** start **

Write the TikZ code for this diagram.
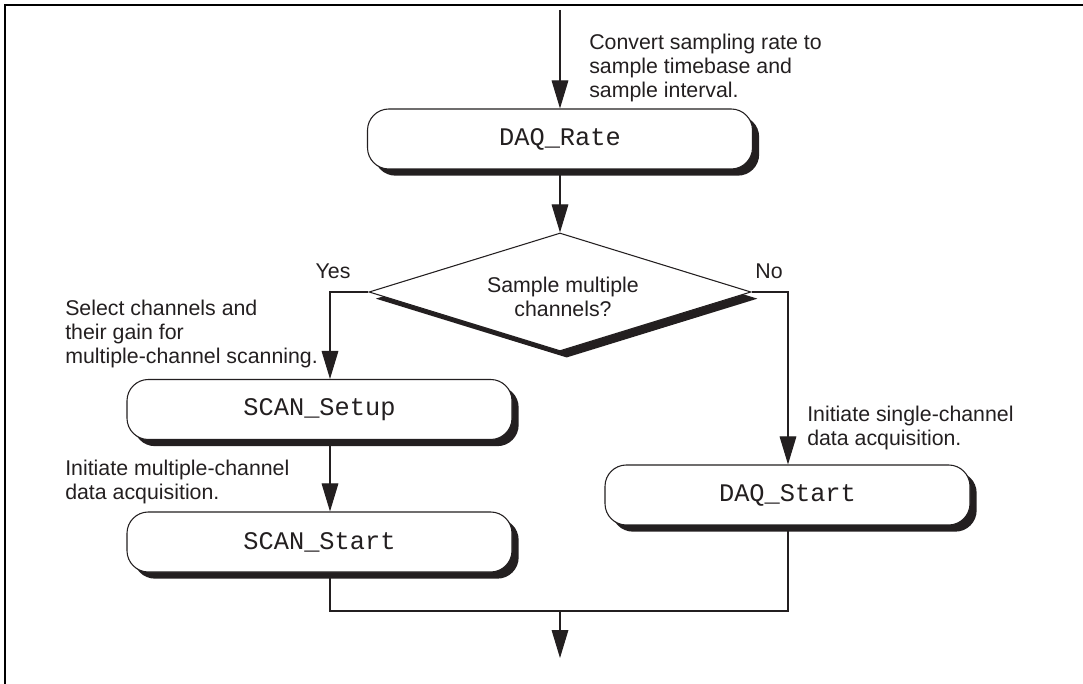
\documentclass[tikz,border=0pt]{standalone}
\usepackage{fontspec}
\setmainfont{Liberation Sans}
\setmonofont{Liberation Mono}
\usetikzlibrary{shapes.geometric,shadows,arrows.meta}
\definecolor{ink}{HTML}{231F20}
\begin{document}
\begin{tikzpicture}[x=0.75pt,y=-0.75pt,
  every node/.style={text=ink},
  shad/.style={drop shadow={opacity=1,fill=ink,shadow xshift=5pt,shadow yshift=-5pt}},
  proc/.style={draw=ink,line width=0.8pt,fill=white,rounded corners=16pt,
     minimum width=288.75pt,minimum height=45pt,inner sep=0pt,
     font=\fontsize{19}{22}\ttfamily,shad},
  dec/.style={diamond,draw=ink,line width=0.8pt,fill=white,aspect=3.24,
     minimum width=286.5pt,minimum height=88.5pt,inner sep=0pt,shad},
  txt/.style={font=\fontsize{16}{18}\selectfont},
  lbl/.style={txt,align=left,inner sep=0pt,anchor=north west},
  conn/.style={draw=ink,line width=0.8pt},
  arr/.style={conn,-{Triangle[length=21pt,width=12.5pt]}}
]
\useasboundingbox (0,0) rectangle (1083,684);
% frame
\draw[line width=1.6pt,black] (5,684) -- (5,5) -- (1083,5);

% nodes
\node[proc] (rate) at (560,139) {DAQ\_Rate};
\node[dec] (d) at (560,292) {};
\node[txt,align=center] (q) at (563,297) {Sample multiple\\channels?};
\node[proc] (ss) at (319.5,409.5) {SCAN\_Setup};
\node[proc] (st) at (319.5,542) {SCAN\_Start};
\node[proc,minimum width=273.75pt] (ds) at (787.5,495) {DAQ\_Start};

% labels
\node[lbl] (t1) at (589,34) {Convert sampling rate to\\sample timebase and\\sample interval.};
\node[lbl] (t2) at (65,300) {Select channels and\\their gain for\\multiple-channel scanning.};
\node[lbl] (t3) at (65,460) {Initiate multiple-channel\\data acquisition.};
\node[lbl] (t4) at (807,406) {Initiate single-channel\\data acquisition.};
\node[txt] (yes) at (333,271) {Yes};
\node[txt] (no) at (769,271) {No};

% coordinates
\coordinate (start) at (560,10);
\coordinate (yb) at (330,292);
\coordinate (nb) at (788,292);
\coordinate (jl) at (330,611);
\coordinate (jr) at (788,611);
\coordinate (jm) at (560,611);
\coordinate (end) at (560,658);

% connectors
\draw[arr] (start) -- (rate.north);
\draw[arr] (rate.south) -- (d.north);
\draw[arr] (d.west) -- (yb) -- (yb |- ss.north);
\draw[arr] (d.east) -- (nb) -- (nb |- ds.north);
\draw[arr] (ss.south -| yb) -- (st.north -| yb);
\draw[conn] (st.south -| yb) -- (jl) -- (jr) -- (ds.south -| nb);
\draw[arr] (jm) -- (end);
\end{tikzpicture}
\end{document}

** end **

*Task goal*. Please repeat exactly the data above from its first line to the line that contains "width=273.75pt] (ds) at", inclusive, and leave every picture out.

*Exercise response*.
Write the TikZ code for this diagram.
\documentclass[tikz,border=0pt]{standalone}
\usepackage{fontspec}
\setmainfont{Liberation Sans}
\setmonofont{Liberation Mono}
\usetikzlibrary{shapes.geometric,shadows,arrows.meta}
\definecolor{ink}{HTML}{231F20}
\begin{document}
\begin{tikzpicture}[x=0.75pt,y=-0.75pt,
  every node/.style={text=ink},
  shad/.style={drop shadow={opacity=1,fill=ink,shadow xshift=5pt,shadow yshift=-5pt}},
  proc/.style={draw=ink,line width=0.8pt,fill=white,rounded corners=16pt,
     minimum width=288.75pt,minimum height=45pt,inner sep=0pt,
     font=\fontsize{19}{22}\ttfamily,shad},
  dec/.style={diamond,draw=ink,line width=0.8pt,fill=white,aspect=3.24,
     minimum width=286.5pt,minimum height=88.5pt,inner sep=0pt,shad},
  txt/.style={font=\fontsize{16}{18}\selectfont},
  lbl/.style={txt,align=left,inner sep=0pt,anchor=north west},
  conn/.style={draw=ink,line width=0.8pt},
  arr/.style={conn,-{Triangle[length=21pt,width=12.5pt]}}
]
\useasboundingbox (0,0) rectangle (1083,684);
% frame
\draw[line width=1.6pt,black] (5,684) -- (5,5) -- (1083,5);

% nodes
\node[proc] (rate) at (560,139) {DAQ\_Rate};
\node[dec] (d) at (560,292) {};
\node[txt,align=center] (q) at (563,297) {Sample multiple\\channels?};
\node[proc] (ss) at (319.5,409.5) {SCAN\_Setup};
\node[proc] (st) at (319.5,542) {SCAN\_Start};
\node[proc,minimum width=273.75pt] (ds) at (787.5,495) {DAQ\_Start};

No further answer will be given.